Multiple triggers for high-volume growth:
GSPL’s volumes stood at 32.4mmscmd in 4QFY19 with full-year volumes at ~34.6mmscmd. RIL has reduced its LNG offtake on full utilization of its petcoke gasifier, pulling down volumes for GSPL, even as volumes have normalized in Q1FY20. We expect flattish volumes in FY20E as RIL reduces LNG offtake to 7mmscmd vs. 10mmscmd. This would be offset by higher CGD volumes, particularly from Morbi. Also, Cairn is likely to ramp-up volumes to 2.5-3mmscmd from 1.5mmscmd in H1FY20. We have built in volumes of ~33/36mmscmd for FY20E/FY21E.
EBITDA growth on higher transmission tariff:
Transmission volumes for 4QFY19 declined 5% yoy/6% qoq to 32.4mmscmd, coming in 3% below EE. However, strong realizations driven by a tariff hike led to transmission tariffs of Rs 1.4/scm, up 28% yoy, in line with EE. Revenues grew 24% yoy to Rs 4.4bn, 4% below EE. While employee costs increased 39% yoy on salary hikes taken in the previous quarter, other expenses grew 91% yoy on (1) high gas transmission expenses with Rs 810mn paid to RIL for gas compression (offset against revenue), (2) expenses of Rs 210mn paid to use GINL (Mehsana Bhatinda pipeline), and (3) one-time CSR expenses of Rs 125mn towards Vibrant Gujarat.
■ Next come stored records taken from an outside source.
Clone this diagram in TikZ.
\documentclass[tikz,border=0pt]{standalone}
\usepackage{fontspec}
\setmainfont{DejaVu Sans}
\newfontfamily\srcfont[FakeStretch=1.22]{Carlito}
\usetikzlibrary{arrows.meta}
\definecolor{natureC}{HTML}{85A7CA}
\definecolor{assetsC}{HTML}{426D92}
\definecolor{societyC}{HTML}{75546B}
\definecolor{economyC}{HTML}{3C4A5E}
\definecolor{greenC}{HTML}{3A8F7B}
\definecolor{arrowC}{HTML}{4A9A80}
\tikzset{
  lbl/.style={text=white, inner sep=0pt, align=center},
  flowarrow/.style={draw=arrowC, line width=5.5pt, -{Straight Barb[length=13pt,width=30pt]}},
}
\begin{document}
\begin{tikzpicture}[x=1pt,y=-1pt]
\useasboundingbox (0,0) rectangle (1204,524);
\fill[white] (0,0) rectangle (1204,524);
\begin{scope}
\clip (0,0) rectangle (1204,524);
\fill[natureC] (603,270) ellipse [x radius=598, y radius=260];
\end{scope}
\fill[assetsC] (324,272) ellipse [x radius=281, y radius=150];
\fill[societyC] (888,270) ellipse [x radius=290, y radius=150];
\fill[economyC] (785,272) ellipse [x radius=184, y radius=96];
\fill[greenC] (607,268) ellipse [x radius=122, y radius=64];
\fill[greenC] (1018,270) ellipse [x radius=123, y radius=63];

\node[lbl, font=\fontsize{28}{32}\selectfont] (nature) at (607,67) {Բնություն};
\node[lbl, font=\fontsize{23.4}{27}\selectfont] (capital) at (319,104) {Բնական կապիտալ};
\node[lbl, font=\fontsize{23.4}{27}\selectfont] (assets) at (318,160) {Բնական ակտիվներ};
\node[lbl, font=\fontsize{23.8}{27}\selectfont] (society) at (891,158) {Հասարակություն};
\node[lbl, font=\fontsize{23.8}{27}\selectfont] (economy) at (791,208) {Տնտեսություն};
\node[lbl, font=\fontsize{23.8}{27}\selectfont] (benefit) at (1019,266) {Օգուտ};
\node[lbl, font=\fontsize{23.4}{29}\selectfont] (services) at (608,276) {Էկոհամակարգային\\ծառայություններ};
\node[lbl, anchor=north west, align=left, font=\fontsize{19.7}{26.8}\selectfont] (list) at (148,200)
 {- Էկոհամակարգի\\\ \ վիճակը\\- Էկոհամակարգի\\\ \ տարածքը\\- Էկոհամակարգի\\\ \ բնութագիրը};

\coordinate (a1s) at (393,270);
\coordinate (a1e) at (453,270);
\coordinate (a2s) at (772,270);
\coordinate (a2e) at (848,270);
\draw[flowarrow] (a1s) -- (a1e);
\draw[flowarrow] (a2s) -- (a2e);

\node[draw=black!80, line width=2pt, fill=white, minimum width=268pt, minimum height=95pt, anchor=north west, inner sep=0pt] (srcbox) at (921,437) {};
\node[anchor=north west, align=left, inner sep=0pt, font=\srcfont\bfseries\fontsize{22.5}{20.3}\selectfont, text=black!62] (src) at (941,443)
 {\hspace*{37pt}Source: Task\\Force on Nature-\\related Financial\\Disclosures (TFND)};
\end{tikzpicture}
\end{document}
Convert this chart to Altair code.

This restricted EBITDA at Rs 3.3bn, up 14% yoy and 12% below EE.
PAT down 3% yoy:
Strong EBITDA growth was offset by a jump in interest costs to Rs 505mn (on debt taken to fund GGAS acquisition) and a 54% yoy decline in other income to Rs 79mn. This pulled down PAT by 3% yoy to Rs 1.5bn.
Consolidated performance — strong revenue growth, margins hit by higher interest costs:
Consolidated revenues grew 29% yoy with standalone revenues up 41% yoy. Consolidated EBITDA margins declined ~100bps yoy on higher other expenses. This along with a sharp uptick in interest costs due to an increase in debt restricted PAT growth at 24% yoy to Rs 12bn.